With regards to the figures 110-129:

- We assume that LO output buffer and LO div blocks are activated. Is that correct?

- An abrupt power dissipation (for +3.3V pwr supply)  increase is depicted at figures 110-115 at frequencies approx 3GHz. However as noted in the data sheet , a constant  Txdiv=1, Lo div=1 setup should be used for Fout=2050Mà 4100M. Please clarify.

- figures 111, 113 depict “ +3.3V supply current vs supply, High gain mode”, with graphs labels “+3.3V, 5V”.

To which power supply rail the “5V” refers to?

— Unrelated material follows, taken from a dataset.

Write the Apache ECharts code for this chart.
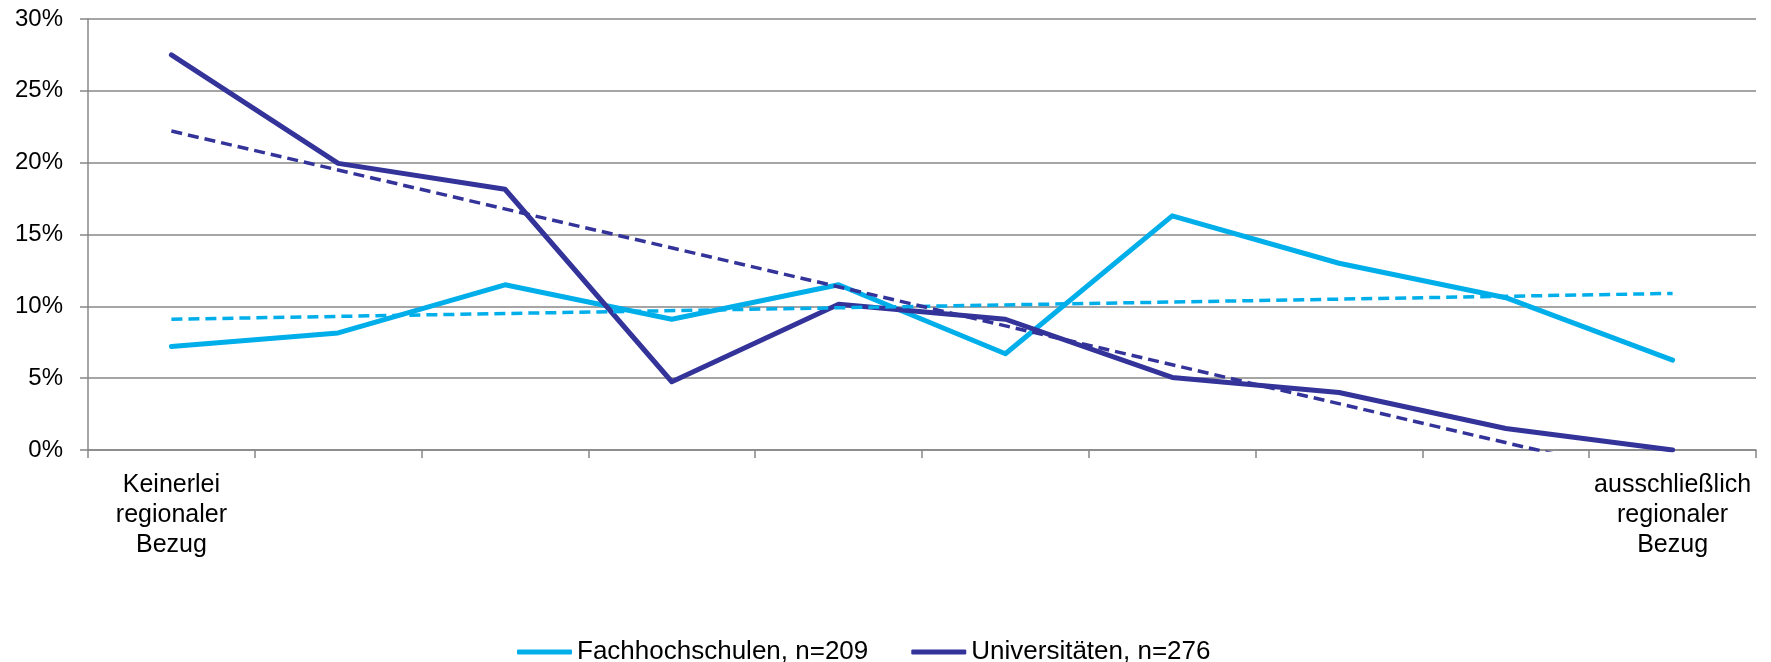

Does the total  Icc_3.3V depends on any other power supply rail Icc (ex. Vcc_tk)?

- figure 115 depicts “ 5V supply current vs supply, low power mode”. However as specified in the data sheet the typ Icc_Tk=21mA and not >200mA as the graph depicts.

- Figures 119,121,123   depict “ 3.3V Pdiss vs supply” with labels “+3.3V, 5V”.

To which power supply rail the “5V” refers to?

thansk a lot in advance

KR

Vincenzo

  • 0
    TI__Mastermind 18095 points

    Please see responses below.

    - We assume that LO output buffer and LO div blocks are activated. Is that correct?

    RJH>> Correct.

    An abrupt power dissipation (for +3.3V pwr supply)  increase is depicted at figures 110-115 at frequencies approx 3GHz. However as noted in the data sheet , a constant  Txdiv=1, Lo div=1 setup should be used for Fout=2050Mà 4100M. Please clarify.

    RJH>> There are four VCOs that cover the fundamental range.  The two higher frequency VCOs start at about 3 GHz.  They are biased a little stronger to maintain good phase noise.  There is also a buffer that is biased harder to maintain signal strength at the higher frequencies.  This is what accounts for the quantum jump.  At divided down frequencies the buffer is not used but you can still see a bit of a jump due to the VCOs.

    - figures 111, 113 depict “ +3.3V supply current vs supply, High gain mode”, with graphs labels “+3.3V, 5V”. To which power supply rail the “5V” refers to?

    RJH>> The 5V refers to the VCO tank voltage.

    Does the total  Icc_3.3V depends on any other power supply rail Icc (ex. Vcc_tk)?

    RJH>> No.  3.3V current independent of tank voltage.

    - figure 115 depicts “ 5V supply current vs supply, low power mode”. However as specified in the data sheet the typ Icc_Tk=21mA and not >200mA as the graph depicts.

    RJH>> This is a typo. It should read 3.3V and not 5V for that graph.

    - Figures 119,121,123   depict “ 3.3V Pdiss vs supply” with labels “+3.3V, 5V”. To which power supply rail the “5V” refers to?

    RJH>> This again is the VCO tank voltage.